Now I don't personally have restless legs, so I don't know how debilitating this syndrome is but apparently if you take a new class of drugs designed to treat this condition, you could turn into a pathologic gambler. This drug apparently interacts with the dopaminergic system (read: reward pathways, Parkinson’s disease). Big brain areas.

I'm just saying...

Sunday, February 11, 2007

It's not a cure to Mad Cow Disease... yet.

We've all heard of Mad Cow Disease... no not the one that has cows retaliating for the whole cow tipping phenomenon, the one that has everyone scared that if they eat a cow, they are going to go crazy.
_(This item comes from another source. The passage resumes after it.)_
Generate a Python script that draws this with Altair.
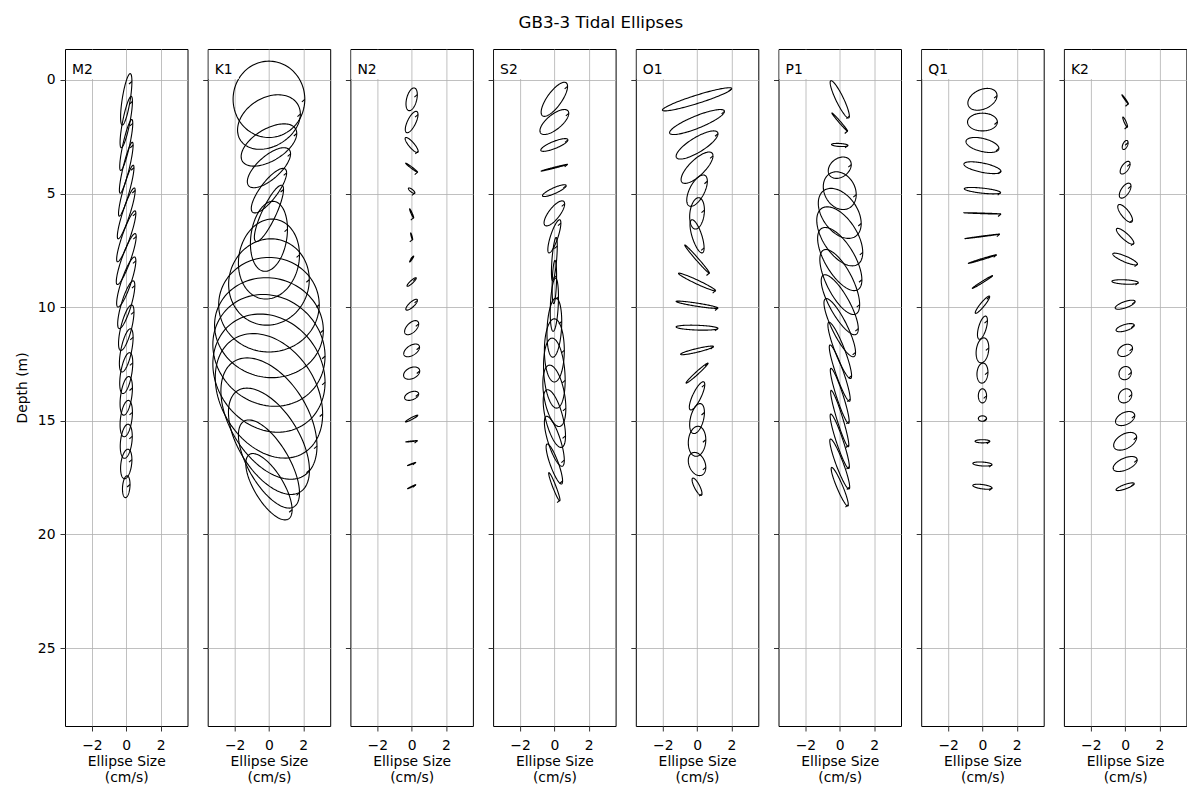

In case you haven't heard or if you don't know much behind the biology of it, I'll give you a little primer.

Prions are proteins that in their natural state are responsible for... well, we don't know really. A recent Nature article says that we are narrowing down their role...

There is now increasing, albeit patchy, evidence that the process of prion infection might have a vital role in a large number of biological processes—not only in single-celled organisms but also in higher eukaryotes—ranging from adaptation to new environments to the establishment of long-term memory.

...Ok, so it's not narrowed down much.

But anyway the interesting point about these proteins is that when they are folded in the "prion" conformation, they are almost impossible to degrade. Which means they don't go away. Ever. Which is bad in the brain. Even heating to very high temperatures doesn't harm these proteins.

Here is the next really cool thing about prions, well morbidly cool anyway... when a prion protein comes into contact with a native form of the prion protein, the native protein changes conformation and becomes highly stable as well. So not only do prions stick around, but they make others just like them.

And the scary thing about this kind of protein is that a lot of animals have them. Sheep have them, the disease they cause is scrapies. Cows have them, that disease is actually called bovine spongiform encephalitis (BSE). And humans get it, one form of it is called Crutzfeld-Jacob disease. The worst part about it is if we were to eat a cow that had BSE, those prion proteins could start interacting with our normal proteins and give us the human form of the disease.

Recently, a group has produced genetically engineered cows - over a dozen of them - that don't have the message for this protein (December's Nature Biotechnology). Which means they can't get the disease. These cows are almost 2 years old now and... At over 20 months of age, the cattle are clinically, physiologically, histopathologically, immunologically and reproductively normal.

So, I'm left with a nagging question... What the heck is this protein for?